A large group of past and present Irish rugby players have written to the Irish Government expressing a loss of "all trust and confidence in the IRFU".
Recently retired captain Ciara Griffin and a host of current internationals are among the signatories.
The letter requests government support in enacting "meaningful change" in the women's game in Ireland.
Both the IRFU and the Department of Sport have been approached for comment.
The letter is the latest development in an increasingly fraught relationship between Irish rugby's governing body and its elite female players - some of whom publicly rebuked comments made by IRFU women's rugby director Anthony Eddy in November regarding the level of support offered to the women's game.
Hooker Cliodhna Moloney, who received backing from her team-mates after likening Eddy's comments to "slurry spreading", is among the current players to have signed the letter along with Sene Naoupu, Linda Djougang, Eimear Considine, Sam Monaghan, Kathryn Dane, Laura Sheehan, Lauren Delany, Ailsa Hughes, Anna Caplice, Nichola Fryday, Leah Lyons and more.
Legendary former players Claire Molloy, Lynne Cantwell, Grace Davitt and Jenny Murphy are also among those to have signed.
In October the IRFU launched two reviews into recent failings in the women's game; one directly relating to the team's failure to qualify for next year's World Cup and the other a "separate, broader structural review" focusing on a 'Women in Rugby Action Plan' released in 2018, the main aims of which have not been met.
Additional to the issues facing the national team, problems in the women's game in Ireland were put into the spotlight in September when Ulster and Connacht players were made to get changed beside waste bins before their interprovincial derby.
In their letter to the sports ministers, the past and present players have asked the government to oversee the ongoing reviews to "help guarantee the findings are transparent and help ensure that they maintain their independence".

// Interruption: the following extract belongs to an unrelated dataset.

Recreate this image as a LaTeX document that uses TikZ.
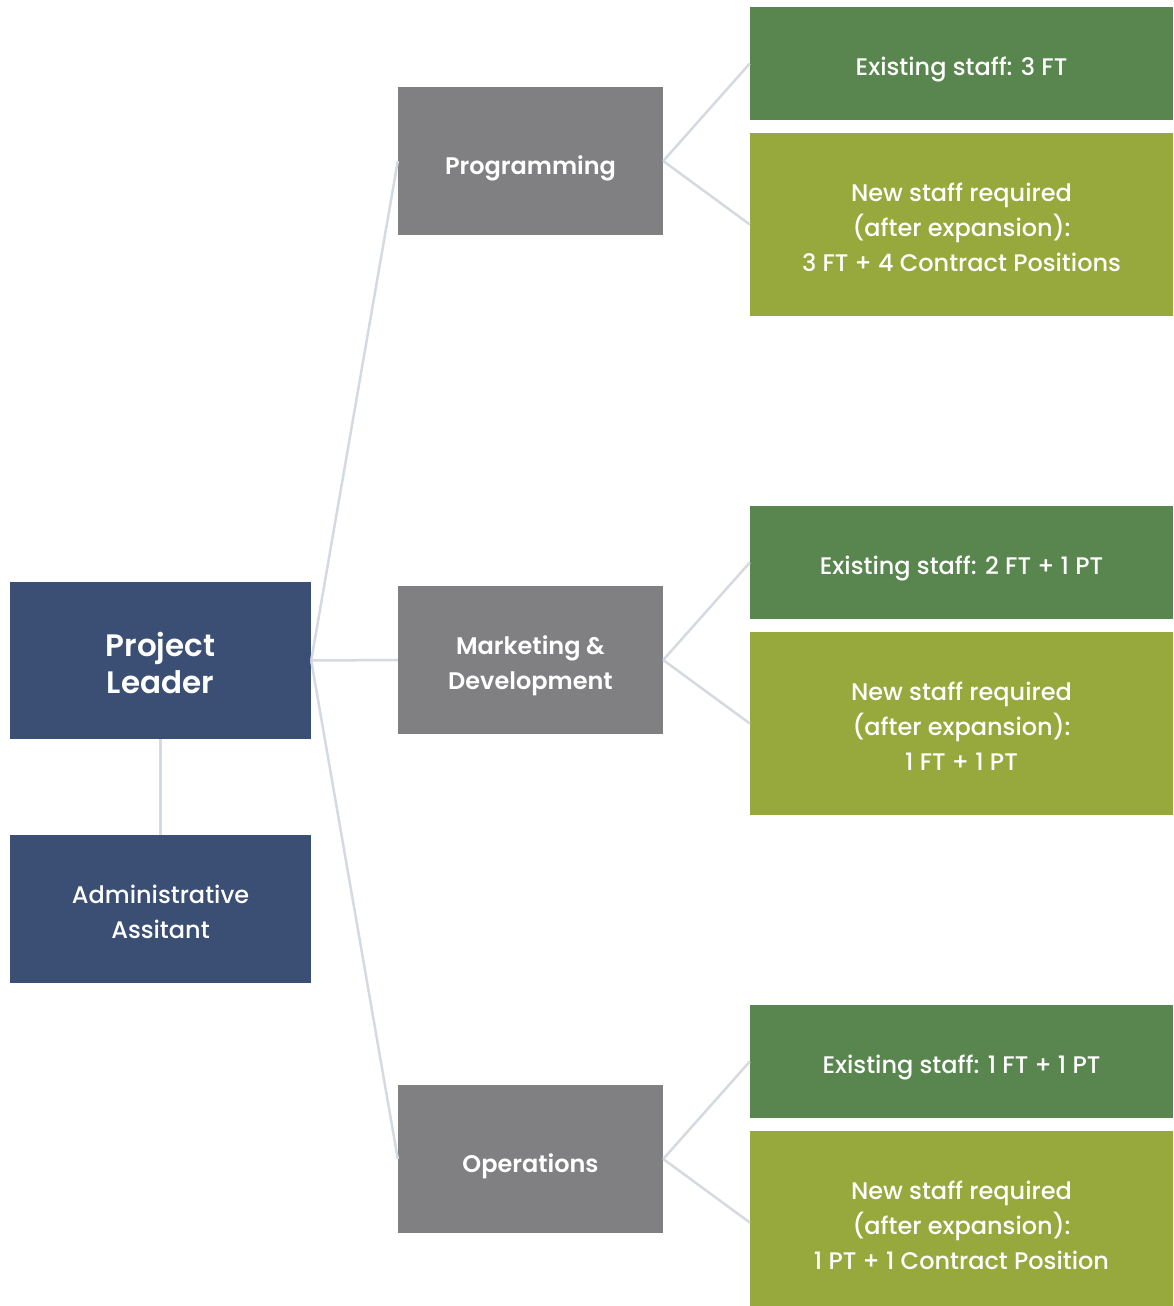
\documentclass[tikz,border=0pt]{standalone}
\usepackage{fontspec}
\setmainfont{Poppins}[UprightFont=* Medium, BoldFont=* SemiBold]
\usepackage{tikz}
\usetikzlibrary{calc}
\definecolor{leadblue}{RGB}{58,79,115}
\definecolor{teamgrey}{RGB}{128,128,130}
\definecolor{staffgreen}{RGB}{88,134,78}
\definecolor{newolive}{RGB}{151,168,60}
\definecolor{linkgrey}{RGB}{213,217,224}
\newcommand{\drawlink}{\draw[linkgrey, line width=2.5pt]}
\tikzset{
    box/.style={inner sep=0pt, align=center, text=white, text depth=0pt, font=\fontsize{24}{35}\selectfont},
    leadbox/.style={box, fill=leadblue, minimum width=301pt, minimum height=157pt, text height=66.4pt},
    adminbox/.style={box, fill=leadblue, minimum width=301pt, minimum height=148pt, text height=59.4pt},
    teambox/.style={box, fill=teamgrey, minimum width=265pt, minimum height=148pt, font=\fontsize{24}{35}\selectfont\bfseries},
    existbox/.style={box, fill=staffgreen, minimum width=423pt, minimum height=113pt, text height=24.4pt},
    newbox/.style={box, fill=newolive, minimum width=423pt, minimum height=183pt, text height=94.4pt},
}

\begin{document}
\begin{tikzpicture}[x=1pt, y=-1pt]
    \useasboundingbox (0, 0) rectangle (1173, 1306);
    \clip (0, 0) rectangle (1173, 1306);

    % Draw leader and assistant
    \node[leadbox, font=\fontsize{31}{37}\selectfont\bfseries] (lead) at (160.5, 660.5) {Project\\Leader};
    \node[adminbox] (admin) at (160.5, 909) {Administrative\\Assitant};

    % Draw teams
    \node[teambox, text height=26.6pt] (prog) at (530.5, 161) {Programming};
    \node[teambox, text height=58.6pt] (mark) at (530.5, 660) {Marketing \&\\Development};
    \node[teambox, text height=26.6pt] (oper) at (530.5, 1159) {Operations};

    % Draw staff boxes
    \node[existbox] (progold) at (961.5, 63.5) {Existing staff: 3 FT};
    \node[newbox] (prognew) at (961.5, 224.5) {New staff required\\(after expansion):\\3 FT + 4 Contract Positions};
    \node[existbox] (markold) at (961.5, 562.5) {Existing staff: 2 FT + 1 PT};
    \node[newbox] (marknew) at (961.5, 723.5) {New staff required\\(after expansion):\\1 FT + 1 PT};
    \node[existbox] (operold) at (961.5, 1061.5) {Existing staff: 1 FT + 1 PT};
    \node[newbox] (opernew) at (961.5, 1222.5) {New staff required\\(after expansion):\\1 PT + 1 Contract Position};

    % Draw links
    \drawlink (lead.south) -- (admin.north);
    \drawlink (lead.east) -- (prog.west);
    \drawlink (lead.east) -- (mark.west);
    \drawlink (lead.east) -- (oper.west);
    \drawlink (prog.east) -- (progold.west);
    \drawlink (prog.east) -- (prognew.west);
    \drawlink (mark.east) -- (markold.west);
    \drawlink (mark.east) -- (marknew.west);
    \drawlink (oper.east) -- (operold.west);
    \drawlink (oper.east) -- (opernew.west);
\end{tikzpicture}
\end{document}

"Despite there being well-qualified independent leads running these, we have no faith that in the end that these will do anything significantly different to all those which have gone before and therefore the overarching objective of this letter is to ask for your help to intervene in these processes to make them genuinely transparent and meaningful," it reads.
"The aim of this letter is to seek your support now to enable meaningful change for all levels of the women's game in Ireland from grassroots to green shirts.

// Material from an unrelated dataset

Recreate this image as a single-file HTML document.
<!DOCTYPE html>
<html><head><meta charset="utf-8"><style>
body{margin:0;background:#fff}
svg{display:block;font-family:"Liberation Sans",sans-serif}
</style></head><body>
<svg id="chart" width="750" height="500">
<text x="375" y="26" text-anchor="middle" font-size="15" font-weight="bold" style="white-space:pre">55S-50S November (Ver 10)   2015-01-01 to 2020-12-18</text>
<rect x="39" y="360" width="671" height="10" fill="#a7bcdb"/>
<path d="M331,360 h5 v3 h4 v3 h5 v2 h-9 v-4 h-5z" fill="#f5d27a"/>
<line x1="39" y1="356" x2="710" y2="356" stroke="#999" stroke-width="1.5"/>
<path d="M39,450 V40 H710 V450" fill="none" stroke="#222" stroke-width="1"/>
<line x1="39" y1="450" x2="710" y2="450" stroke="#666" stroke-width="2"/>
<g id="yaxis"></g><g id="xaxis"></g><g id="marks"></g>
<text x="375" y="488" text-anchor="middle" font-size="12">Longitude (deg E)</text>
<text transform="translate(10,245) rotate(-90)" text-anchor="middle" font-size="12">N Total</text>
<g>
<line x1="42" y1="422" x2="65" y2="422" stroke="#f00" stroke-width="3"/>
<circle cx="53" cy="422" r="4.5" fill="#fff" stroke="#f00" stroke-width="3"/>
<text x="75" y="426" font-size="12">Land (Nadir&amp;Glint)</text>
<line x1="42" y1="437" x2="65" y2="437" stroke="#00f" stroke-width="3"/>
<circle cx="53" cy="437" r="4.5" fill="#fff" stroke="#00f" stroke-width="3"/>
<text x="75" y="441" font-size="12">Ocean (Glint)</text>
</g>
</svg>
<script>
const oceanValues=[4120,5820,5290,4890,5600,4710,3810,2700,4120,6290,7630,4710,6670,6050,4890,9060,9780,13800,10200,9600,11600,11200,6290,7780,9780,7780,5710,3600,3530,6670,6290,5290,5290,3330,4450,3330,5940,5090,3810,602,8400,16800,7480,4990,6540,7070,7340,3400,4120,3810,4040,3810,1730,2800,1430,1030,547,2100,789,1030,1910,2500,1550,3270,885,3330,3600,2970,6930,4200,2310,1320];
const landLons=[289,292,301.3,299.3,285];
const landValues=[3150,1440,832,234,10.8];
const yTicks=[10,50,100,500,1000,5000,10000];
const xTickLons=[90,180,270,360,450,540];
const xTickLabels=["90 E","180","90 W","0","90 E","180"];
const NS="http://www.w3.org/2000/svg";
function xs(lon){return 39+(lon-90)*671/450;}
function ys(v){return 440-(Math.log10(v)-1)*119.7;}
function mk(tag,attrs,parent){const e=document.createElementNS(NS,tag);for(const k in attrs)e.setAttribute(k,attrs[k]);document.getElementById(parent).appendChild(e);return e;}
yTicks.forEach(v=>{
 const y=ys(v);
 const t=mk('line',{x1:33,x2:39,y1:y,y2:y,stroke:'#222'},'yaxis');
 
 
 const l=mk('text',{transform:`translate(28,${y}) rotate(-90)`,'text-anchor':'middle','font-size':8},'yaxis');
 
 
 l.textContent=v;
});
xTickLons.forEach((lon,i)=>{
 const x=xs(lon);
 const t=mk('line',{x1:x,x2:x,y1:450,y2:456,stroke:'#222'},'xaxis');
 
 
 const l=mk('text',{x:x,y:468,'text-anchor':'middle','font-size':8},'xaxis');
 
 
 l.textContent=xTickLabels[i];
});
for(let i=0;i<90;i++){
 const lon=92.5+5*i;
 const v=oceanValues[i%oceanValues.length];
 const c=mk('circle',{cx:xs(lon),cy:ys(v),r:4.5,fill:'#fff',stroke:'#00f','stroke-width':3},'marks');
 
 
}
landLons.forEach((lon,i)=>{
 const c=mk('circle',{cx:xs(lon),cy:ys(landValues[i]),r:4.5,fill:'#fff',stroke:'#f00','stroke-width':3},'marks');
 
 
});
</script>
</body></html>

"We write in the wake of a series of recent disappointments for the international team, on and off the field, but ultimately recent events simply reflect multiple cycles of substandard commitment from the union, inequitable and untrustworthy leadership, a lack of transparency in the governance and operation of the women's game both domestically and at international level, and an overall total lack of ambition about what it could achieve.
"We have always believed that with the right structures, processes and support that Ireland could become a leading women's rugby nation, providing opportunities for everyone at all levels, and even with all of the recent challenges, we are certain that with your support we can come out of this better and stronger."
Players who work for the IRFU or are contracted to them via the sevens programme were not asked to sign the letter to avoid a conflict of interest.